TASK PROMPT - Will you output the lines between the ones holding "Convert this chart to Chart.js code." and "const fitNonA = [0.271, 0.344];", inclusive, exactly as they stand, and only those lines, with the pictures left out?

═══ THE DATA

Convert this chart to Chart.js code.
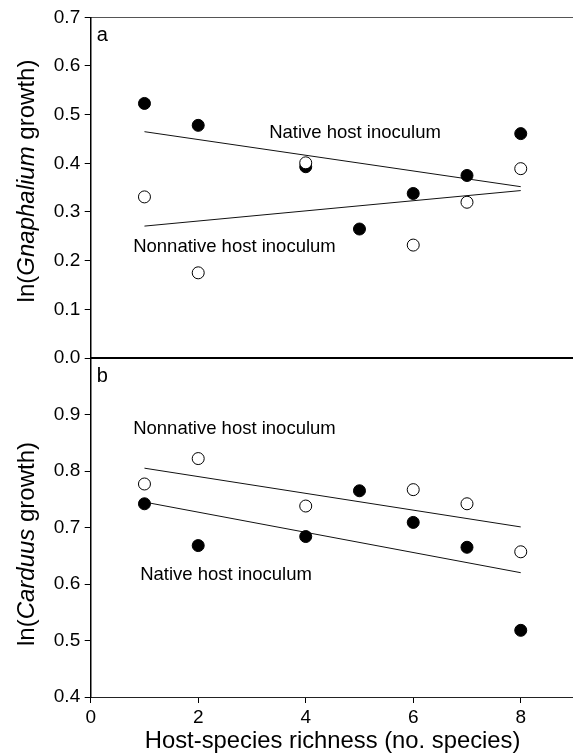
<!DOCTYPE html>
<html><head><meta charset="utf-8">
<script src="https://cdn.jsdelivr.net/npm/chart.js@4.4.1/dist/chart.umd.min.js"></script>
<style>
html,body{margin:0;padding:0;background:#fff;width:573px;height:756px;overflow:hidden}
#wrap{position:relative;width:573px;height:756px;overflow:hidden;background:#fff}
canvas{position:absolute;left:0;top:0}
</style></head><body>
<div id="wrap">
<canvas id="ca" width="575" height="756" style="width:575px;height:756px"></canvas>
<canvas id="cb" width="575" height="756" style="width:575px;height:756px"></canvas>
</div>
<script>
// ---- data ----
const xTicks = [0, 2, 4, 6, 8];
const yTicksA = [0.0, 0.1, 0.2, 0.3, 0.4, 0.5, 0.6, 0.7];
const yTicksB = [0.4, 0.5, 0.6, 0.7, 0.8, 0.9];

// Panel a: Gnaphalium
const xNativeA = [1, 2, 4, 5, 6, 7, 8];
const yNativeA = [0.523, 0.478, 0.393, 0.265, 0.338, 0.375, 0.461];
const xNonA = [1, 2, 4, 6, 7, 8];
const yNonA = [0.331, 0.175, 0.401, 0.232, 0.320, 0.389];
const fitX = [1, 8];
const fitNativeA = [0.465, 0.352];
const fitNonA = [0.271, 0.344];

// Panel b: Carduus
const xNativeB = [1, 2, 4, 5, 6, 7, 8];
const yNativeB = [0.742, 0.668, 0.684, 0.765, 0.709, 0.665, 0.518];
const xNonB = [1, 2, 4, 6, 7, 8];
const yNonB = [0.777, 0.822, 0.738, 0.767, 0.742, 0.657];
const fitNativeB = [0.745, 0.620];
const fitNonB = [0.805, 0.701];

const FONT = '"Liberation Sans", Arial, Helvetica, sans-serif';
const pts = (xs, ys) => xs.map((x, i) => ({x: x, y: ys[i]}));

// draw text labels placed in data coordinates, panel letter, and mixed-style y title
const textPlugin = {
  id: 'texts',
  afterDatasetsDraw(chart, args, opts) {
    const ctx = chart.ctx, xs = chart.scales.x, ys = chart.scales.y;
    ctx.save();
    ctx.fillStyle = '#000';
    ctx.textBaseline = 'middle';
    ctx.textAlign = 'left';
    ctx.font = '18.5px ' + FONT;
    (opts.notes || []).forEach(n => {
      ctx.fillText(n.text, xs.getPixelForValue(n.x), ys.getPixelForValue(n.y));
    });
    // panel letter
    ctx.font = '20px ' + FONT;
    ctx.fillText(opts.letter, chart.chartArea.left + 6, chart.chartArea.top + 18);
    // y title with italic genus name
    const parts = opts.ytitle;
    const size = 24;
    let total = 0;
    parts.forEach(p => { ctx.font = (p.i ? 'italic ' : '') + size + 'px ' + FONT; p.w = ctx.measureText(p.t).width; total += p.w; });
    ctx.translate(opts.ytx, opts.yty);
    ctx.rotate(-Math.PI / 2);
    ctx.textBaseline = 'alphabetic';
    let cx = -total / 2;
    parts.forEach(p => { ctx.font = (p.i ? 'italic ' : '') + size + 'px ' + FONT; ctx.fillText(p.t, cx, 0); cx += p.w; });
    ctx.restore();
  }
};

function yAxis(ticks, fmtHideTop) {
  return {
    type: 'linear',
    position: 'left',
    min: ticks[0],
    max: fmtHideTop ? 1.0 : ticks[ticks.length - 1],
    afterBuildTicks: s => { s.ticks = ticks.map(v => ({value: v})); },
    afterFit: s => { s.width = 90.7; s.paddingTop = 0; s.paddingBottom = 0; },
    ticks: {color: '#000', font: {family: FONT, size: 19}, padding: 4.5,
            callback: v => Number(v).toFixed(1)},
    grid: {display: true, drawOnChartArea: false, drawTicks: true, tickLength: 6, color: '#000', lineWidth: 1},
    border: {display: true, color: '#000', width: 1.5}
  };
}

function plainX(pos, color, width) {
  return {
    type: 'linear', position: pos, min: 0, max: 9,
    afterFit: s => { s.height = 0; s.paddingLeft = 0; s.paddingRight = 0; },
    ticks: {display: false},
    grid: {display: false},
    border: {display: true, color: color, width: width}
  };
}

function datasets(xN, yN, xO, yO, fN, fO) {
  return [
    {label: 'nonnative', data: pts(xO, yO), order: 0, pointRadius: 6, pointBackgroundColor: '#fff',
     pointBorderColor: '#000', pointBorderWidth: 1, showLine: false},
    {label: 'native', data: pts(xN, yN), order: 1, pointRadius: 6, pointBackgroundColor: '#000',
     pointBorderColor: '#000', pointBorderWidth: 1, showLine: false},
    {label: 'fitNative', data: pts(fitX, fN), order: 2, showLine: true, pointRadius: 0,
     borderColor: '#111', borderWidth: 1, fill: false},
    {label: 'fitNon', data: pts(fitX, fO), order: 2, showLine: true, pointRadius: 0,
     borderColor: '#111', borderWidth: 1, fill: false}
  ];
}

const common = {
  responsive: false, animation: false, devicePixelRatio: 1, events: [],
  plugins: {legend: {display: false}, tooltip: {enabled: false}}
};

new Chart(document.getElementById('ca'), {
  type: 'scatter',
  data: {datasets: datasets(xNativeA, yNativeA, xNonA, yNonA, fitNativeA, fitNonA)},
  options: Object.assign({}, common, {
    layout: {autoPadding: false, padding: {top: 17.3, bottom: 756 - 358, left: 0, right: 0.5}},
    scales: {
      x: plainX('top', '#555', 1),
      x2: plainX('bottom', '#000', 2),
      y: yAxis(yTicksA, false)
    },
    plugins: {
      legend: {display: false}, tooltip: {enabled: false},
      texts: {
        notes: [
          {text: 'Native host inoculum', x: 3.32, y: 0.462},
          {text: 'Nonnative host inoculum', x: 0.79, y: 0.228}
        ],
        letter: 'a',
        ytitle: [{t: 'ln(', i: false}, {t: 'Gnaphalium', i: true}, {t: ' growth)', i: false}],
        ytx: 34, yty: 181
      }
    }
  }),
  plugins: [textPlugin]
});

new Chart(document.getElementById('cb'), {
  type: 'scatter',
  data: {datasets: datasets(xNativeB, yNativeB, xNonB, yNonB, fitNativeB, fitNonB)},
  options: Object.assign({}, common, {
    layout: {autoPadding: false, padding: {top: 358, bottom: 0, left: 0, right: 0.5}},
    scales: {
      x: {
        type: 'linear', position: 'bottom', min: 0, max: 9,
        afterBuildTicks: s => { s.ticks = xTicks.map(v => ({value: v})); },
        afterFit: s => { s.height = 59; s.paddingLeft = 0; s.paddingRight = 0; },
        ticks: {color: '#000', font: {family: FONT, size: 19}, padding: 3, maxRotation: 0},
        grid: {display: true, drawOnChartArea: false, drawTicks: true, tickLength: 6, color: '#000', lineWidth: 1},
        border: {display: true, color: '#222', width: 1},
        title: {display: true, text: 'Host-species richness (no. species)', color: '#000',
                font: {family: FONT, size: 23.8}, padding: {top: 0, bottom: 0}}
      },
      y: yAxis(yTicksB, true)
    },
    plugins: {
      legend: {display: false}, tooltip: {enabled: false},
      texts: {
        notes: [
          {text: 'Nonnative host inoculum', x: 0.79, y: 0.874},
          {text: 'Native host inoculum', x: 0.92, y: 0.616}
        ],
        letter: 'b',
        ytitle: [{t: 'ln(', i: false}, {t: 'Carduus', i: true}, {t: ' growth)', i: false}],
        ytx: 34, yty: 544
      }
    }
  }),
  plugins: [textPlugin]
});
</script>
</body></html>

══════
═══ THE DATA

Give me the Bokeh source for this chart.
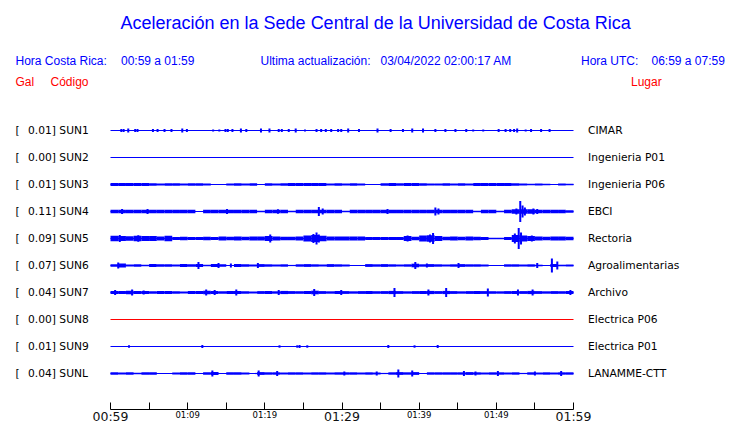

══════

EXPECTED ANSWER -
Convert this chart to Chart.js code.
<!DOCTYPE html>
<html><head><meta charset="utf-8">
<script src="https://cdn.jsdelivr.net/npm/chart.js@4.4.1/dist/chart.umd.min.js"></script>
<style>
html,body{margin:0;padding:0;background:#fff;width:573px;height:756px;overflow:hidden}
#wrap{position:relative;width:573px;height:756px;overflow:hidden;background:#fff}
canvas{position:absolute;left:0;top:0}
</style></head><body>
<div id="wrap">
<canvas id="ca" width="575" height="756" style="width:575px;height:756px"></canvas>
<canvas id="cb" width="575" height="756" style="width:575px;height:756px"></canvas>
</div>
<script>
// ---- data ----
const xTicks = [0, 2, 4, 6, 8];
const yTicksA = [0.0, 0.1, 0.2, 0.3, 0.4, 0.5, 0.6, 0.7];
const yTicksB = [0.4, 0.5, 0.6, 0.7, 0.8, 0.9];

// Panel a: Gnaphalium
const xNativeA = [1, 2, 4, 5, 6, 7, 8];
const yNativeA = [0.523, 0.478, 0.393, 0.265, 0.338, 0.375, 0.461];
const xNonA = [1, 2, 4, 6, 7, 8];
const yNonA = [0.331, 0.175, 0.401, 0.232, 0.320, 0.389];
const fitX = [1, 8];
const fitNativeA = [0.465, 0.352];
const fitNonA = [0.271, 0.344];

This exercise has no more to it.